1) The SSPX Surrenders Jurisdiction for Marriages to Diocesan Authorities:

When I first heard the news, I swooned, and reported that “the earth has wobbled on its axis.”  

Absolutely inconceivable for what it implied: A lack of faith in supplied jurisdiction, and despite the denials, a fear that all previous marriages may have been invalid.

Not only had the SSPX begun to relativize the gravity of the crisis in the Church in order to obtain canonical recognition, but it was also displaying an overt lack of confidence in the very apologetics upon which it had relied upon for decades in order to justify its continued preservation of Tradition, and the very exercise of Archbishop Lefebvre’s apostolate!

The general displayed weakness, and the troops began to waver, and this weakness was manifested everywhere by the silence of the troops (i.e., priests) and faithful, with the short-lived uprising in France.

Bishop Fellay (and his cadre of accordist apologists) were now parading arguments formerly only heard in Ecclesia Dei circles on the alleged necessity of consenting to the measures.

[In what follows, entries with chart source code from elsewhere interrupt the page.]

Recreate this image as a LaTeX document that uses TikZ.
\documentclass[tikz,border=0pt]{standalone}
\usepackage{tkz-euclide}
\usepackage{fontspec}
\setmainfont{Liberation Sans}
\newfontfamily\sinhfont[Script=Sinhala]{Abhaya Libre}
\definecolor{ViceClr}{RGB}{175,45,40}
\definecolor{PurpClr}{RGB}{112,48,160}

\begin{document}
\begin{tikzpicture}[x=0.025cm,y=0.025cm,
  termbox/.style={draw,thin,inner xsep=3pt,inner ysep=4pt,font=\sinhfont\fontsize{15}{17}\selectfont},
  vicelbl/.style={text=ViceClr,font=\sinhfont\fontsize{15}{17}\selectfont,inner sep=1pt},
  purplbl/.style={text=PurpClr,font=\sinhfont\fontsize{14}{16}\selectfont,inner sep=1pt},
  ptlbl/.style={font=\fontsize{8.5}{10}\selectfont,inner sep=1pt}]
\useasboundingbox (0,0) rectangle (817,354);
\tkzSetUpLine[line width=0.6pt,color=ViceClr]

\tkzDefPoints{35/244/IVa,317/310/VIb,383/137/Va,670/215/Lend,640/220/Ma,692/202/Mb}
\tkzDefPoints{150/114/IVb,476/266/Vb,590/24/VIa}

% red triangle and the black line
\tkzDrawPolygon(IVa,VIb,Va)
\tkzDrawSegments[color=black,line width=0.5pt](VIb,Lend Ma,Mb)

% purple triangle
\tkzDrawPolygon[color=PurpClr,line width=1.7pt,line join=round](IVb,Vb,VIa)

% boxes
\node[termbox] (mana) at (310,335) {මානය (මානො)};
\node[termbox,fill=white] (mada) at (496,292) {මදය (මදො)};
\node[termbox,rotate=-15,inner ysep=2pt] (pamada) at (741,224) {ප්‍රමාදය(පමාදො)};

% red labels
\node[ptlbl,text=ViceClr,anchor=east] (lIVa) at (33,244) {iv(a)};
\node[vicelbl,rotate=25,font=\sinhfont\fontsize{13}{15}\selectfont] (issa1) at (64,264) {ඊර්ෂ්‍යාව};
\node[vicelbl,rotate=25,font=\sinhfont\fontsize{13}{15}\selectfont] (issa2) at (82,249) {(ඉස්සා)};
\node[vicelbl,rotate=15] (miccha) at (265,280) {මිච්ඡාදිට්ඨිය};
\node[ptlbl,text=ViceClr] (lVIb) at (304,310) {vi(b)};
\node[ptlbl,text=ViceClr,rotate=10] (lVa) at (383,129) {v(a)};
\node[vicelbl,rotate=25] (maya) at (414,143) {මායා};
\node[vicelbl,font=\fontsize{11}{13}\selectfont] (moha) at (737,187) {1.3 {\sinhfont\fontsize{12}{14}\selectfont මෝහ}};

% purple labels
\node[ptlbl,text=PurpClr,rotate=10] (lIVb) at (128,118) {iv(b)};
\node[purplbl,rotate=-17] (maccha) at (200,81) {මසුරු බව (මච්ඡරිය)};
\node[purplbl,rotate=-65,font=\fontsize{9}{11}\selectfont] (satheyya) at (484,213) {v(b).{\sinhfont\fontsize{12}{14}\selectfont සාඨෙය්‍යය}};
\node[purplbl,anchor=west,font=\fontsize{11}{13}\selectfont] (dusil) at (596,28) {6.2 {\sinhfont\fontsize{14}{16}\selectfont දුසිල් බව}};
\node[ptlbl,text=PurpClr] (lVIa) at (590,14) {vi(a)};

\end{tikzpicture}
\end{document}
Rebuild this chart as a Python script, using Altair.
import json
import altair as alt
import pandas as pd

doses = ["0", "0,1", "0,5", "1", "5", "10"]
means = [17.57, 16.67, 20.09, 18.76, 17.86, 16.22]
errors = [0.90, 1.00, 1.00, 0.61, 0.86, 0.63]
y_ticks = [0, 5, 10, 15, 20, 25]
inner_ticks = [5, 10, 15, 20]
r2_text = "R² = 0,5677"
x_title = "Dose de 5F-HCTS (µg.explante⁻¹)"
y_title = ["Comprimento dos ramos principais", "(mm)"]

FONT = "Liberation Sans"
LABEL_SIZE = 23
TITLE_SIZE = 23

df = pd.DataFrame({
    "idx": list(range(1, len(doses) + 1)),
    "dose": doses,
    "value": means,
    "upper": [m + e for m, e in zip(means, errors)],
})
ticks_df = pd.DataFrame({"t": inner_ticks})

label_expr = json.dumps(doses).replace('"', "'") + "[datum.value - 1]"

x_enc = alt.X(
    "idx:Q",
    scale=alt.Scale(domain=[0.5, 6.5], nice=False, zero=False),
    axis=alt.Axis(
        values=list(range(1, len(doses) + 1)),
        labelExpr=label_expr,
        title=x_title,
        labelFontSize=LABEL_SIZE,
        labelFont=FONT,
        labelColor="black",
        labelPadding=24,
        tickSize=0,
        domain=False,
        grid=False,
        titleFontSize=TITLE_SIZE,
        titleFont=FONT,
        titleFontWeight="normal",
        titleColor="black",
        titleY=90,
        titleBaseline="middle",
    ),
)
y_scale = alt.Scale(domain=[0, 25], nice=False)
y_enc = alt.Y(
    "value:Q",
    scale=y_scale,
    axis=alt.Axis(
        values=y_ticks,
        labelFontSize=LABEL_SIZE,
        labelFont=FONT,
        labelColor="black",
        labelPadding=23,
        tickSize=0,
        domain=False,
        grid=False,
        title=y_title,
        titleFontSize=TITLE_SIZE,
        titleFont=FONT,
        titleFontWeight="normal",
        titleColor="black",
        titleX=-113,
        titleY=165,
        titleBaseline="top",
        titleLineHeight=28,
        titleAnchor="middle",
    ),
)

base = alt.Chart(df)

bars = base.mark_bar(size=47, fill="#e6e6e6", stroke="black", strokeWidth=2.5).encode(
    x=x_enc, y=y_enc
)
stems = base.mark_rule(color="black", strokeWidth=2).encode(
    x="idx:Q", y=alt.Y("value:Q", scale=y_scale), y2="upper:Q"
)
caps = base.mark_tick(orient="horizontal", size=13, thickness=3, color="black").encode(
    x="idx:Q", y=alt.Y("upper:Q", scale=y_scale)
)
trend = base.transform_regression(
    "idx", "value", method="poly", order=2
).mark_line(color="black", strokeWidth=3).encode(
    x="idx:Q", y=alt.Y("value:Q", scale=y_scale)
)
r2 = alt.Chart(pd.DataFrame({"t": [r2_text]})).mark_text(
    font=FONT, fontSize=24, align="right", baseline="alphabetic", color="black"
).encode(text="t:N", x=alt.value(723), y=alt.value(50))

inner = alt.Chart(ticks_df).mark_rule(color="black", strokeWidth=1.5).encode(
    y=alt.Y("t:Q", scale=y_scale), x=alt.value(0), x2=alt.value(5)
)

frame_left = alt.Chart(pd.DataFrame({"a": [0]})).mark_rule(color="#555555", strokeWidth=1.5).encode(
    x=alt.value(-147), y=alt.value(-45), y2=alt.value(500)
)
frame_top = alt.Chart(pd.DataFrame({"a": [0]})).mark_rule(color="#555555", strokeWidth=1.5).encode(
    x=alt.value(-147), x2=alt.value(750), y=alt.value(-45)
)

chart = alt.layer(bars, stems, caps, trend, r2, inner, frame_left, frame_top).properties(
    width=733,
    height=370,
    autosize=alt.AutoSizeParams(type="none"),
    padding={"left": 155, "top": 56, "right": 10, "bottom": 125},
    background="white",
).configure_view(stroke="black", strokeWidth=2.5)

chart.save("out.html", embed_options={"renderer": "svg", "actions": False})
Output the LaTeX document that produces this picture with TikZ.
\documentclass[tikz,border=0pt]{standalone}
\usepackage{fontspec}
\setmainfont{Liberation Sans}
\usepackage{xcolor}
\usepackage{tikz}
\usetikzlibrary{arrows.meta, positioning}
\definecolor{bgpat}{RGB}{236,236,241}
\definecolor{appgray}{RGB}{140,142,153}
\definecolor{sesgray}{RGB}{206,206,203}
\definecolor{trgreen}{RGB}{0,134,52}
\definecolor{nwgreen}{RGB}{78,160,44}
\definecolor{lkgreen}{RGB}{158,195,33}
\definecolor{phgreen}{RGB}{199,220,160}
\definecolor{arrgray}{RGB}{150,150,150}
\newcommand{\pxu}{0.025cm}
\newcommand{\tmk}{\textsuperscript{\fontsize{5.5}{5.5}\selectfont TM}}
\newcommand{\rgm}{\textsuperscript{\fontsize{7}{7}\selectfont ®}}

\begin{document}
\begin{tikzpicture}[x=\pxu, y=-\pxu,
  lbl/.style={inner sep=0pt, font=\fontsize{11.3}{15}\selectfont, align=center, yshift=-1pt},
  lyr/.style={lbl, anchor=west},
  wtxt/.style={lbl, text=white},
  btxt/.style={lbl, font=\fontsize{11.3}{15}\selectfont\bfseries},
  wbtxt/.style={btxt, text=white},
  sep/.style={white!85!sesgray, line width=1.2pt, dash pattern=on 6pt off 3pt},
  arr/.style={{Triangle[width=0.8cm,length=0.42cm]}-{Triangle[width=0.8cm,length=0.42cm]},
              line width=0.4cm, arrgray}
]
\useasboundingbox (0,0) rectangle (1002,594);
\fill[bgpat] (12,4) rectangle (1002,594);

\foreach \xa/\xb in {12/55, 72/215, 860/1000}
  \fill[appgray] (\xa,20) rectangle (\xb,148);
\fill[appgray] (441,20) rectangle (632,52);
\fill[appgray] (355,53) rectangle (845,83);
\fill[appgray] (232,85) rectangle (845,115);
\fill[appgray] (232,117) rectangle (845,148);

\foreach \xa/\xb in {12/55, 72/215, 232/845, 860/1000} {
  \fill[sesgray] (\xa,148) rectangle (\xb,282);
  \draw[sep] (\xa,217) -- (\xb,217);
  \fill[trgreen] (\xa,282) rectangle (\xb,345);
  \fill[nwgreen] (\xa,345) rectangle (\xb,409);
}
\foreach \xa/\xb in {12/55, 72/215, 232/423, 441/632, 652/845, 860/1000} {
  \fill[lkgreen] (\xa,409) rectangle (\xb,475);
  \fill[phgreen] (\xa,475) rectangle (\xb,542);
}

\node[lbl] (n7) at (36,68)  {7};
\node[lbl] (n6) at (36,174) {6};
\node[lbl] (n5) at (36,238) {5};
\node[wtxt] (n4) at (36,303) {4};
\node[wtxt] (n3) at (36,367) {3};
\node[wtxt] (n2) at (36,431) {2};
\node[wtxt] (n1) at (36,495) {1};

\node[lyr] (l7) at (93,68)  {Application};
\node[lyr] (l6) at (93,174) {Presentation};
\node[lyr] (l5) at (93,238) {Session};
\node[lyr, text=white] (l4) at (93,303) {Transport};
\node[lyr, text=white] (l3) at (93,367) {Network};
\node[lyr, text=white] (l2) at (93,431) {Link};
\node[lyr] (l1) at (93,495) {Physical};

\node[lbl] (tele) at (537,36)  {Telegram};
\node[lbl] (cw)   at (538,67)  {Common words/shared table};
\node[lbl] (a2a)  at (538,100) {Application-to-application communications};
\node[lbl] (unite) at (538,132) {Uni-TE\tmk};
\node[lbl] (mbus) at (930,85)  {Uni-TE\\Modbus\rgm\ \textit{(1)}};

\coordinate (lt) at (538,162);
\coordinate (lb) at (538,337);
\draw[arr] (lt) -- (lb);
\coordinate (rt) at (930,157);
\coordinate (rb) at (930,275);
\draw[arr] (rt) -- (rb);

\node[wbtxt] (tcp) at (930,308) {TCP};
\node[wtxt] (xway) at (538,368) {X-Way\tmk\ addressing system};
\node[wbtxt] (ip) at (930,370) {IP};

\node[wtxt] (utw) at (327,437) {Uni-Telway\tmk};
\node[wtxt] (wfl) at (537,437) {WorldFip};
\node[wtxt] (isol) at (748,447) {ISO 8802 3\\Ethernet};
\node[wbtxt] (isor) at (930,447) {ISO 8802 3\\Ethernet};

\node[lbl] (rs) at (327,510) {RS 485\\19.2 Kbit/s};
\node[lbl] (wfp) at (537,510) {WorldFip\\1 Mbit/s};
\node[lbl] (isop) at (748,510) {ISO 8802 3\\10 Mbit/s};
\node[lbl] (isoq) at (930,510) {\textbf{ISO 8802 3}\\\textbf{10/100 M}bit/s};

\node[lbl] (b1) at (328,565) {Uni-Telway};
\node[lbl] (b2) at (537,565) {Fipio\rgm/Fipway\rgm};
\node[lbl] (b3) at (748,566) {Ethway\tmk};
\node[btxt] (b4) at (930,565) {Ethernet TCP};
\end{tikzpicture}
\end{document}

Of all the compromises made by Menzingen since 2012, this was by far and away the worst of them all, and much worse than the April 15, 2012 Doctrinal Declaration (because in the latter, Bishop Fellay only evinced his willingness to strike an accord upon that basis, and thereby come under the authority of modernist Rome, whereas in his acceptance of Rome’s “pastoral guidelines” governing SSPX marriages, Bishop Fellay has actually succeeded in subjecting the SSPX -and us faithful- to conciliar authorities).

Yes, for the moment, there will be no conciliar priests showing up at your SSPX chapel.  For the moment.  That would still be too shocking.  It will take more time.  More tradcumenical initiatives “defending tradition.”  

But the norms are clear: The conciliar priest will receive the consent of the faithful, then step aside while your SSPX priest says Mass.

Interestingly, if this is how things will play out, then it implies there will be no formal accord between Rome and the SSPX in the immediate future, since the Society would not “need” to rely on a conciliar priest to receive the consents if it itself was already “regularized.”

A masterstroke by Rome:

If things go well in the summer General Chapter, we will have a regularization without delay (in which case these guidelines will be unnecessary).  But if there are more uprisings in France, or surprises at the Chapter, etc., we still have these guidelines in place, and the Society submitting to us anyway!